The question is how to define it... I've came up with two prototypes:
= Generic hwmon trace event =
This one allows any driver to generate a trace event whenever any "hwmon attribute" (measured value) gets updated. The rate at which the updates happen can be controlled by already existing "update_interval" attribute.
8<------------------------------------------- TRACE_EVENT(hwmon_attr_update, TP_PROTO(struct device *dev, struct attribute *attr, long long input), TP_ARGS(dev, attr, input),
TP_STRUCT__entry( __string( dev, dev_name(dev)) __string( attr, attr->name) __field( long long, input) ),
TP_fast_assign( __assign_str(dev, dev_name(dev)); __assign_str(attr, attr->name); __entry->input = input; ),
TP_printk("%s %s %lld", __get_str(dev), __get_str(attr), __entry->input) ); 8<-------------------------------------------
It generates such ftrace message:
<...>212.673126: hwmon_attr_update: hwmon4 temp1_input 34361
One issue with this is that some external knowledge is required to relate a number to a processor core. Or maybe it's not an issue at all because it should be left for the user(space)?
If the external knowledge can be characterized in a userspace tool with the given data here, I see no issues with this.
= CPU power/energy/temperature trace event =
This one is designed to emphasize the relation between the measured value (whether it is energy, temperature or any other physical phenomena, really) and CPUs, so it is quite specific (too specific?)

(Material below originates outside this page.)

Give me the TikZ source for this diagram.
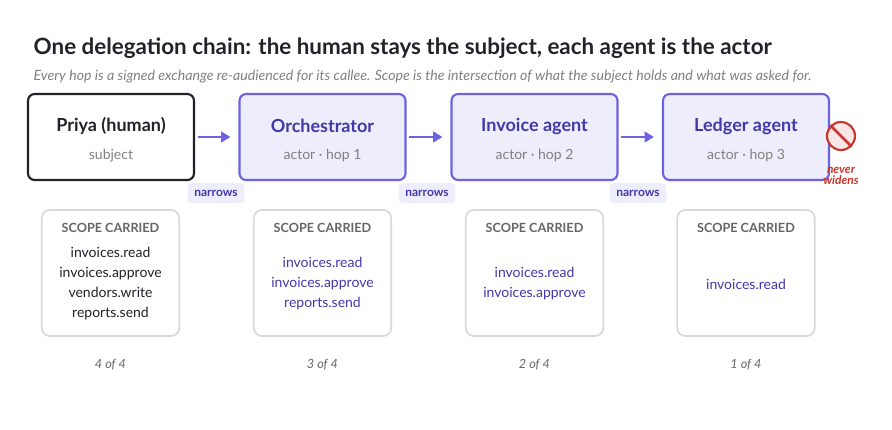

8<------------------------------------------- TRACE_EVENT(cpus_environment, TP_PROTO(const struct cpumask *cpus, long long value, char unit), TP_ARGS(cpus, value, unit),
TP_STRUCT__entry( __array( unsigned char, cpus, sizeof(struct cpumask)) __field( long long, value) __field( char, unit) ),
TP_fast_assign( memcpy(__entry->cpus, cpus, sizeof(struct cpumask));
Copying the entire cpumask seems like overkill. Especially when you have 4096 CPU machines.
__entry->value = value; __entry->unit = unit;
),
TP_printk("cpus %s %lld[%c]", __print_cpumask((struct cpumask *)__entry->cpus), __entry->value, __entry->unit) ); 8<-------------------------------------------
And the equivalent ftrace message is:
<...>127.063107: cpus_environment: cpus 0,1,2,3 34361[C]
It's a cpumask, not just single cpu id, because the sensor may measure the value per set of CPUs, eg. a temperature of the whole silicon die (so all the cores) or an energy consumed by a subset of cores (this is my particular use case - two meters monitor a cluster of two processors and a cluster of three processors, all working as a SMP system).
Of course the cpus __array could be actually a special __cpumask field type (I've just hacked the __print_cpumask so far). And I've just realised that the unit field should actually be a string to allow unit prefixes to be specified (the above should obviously be "34361[mC]" not "[C]"). Also - excuse the "cpus_environment" name - this was the best I was able to come up with at the time and I'm eager to accept any alternative suggestions :-)
Perhaps making a field that can be a subset of cpus may be better. That way we don't waste the ring buffer with lots of zeros. I'm guessing that it will only be a group of cpus, and not a scattered list? Of course, I've seen boxes where the cpu numbers went from core to core. That is, cpu 0 was on core 1, cpu 1 was on core 2, and then it would repeat. cpu 8 was on core 1, cpu 9 was on core 2, etc.
But still, this could be compressed somehow.
I'll let others comment on the rest.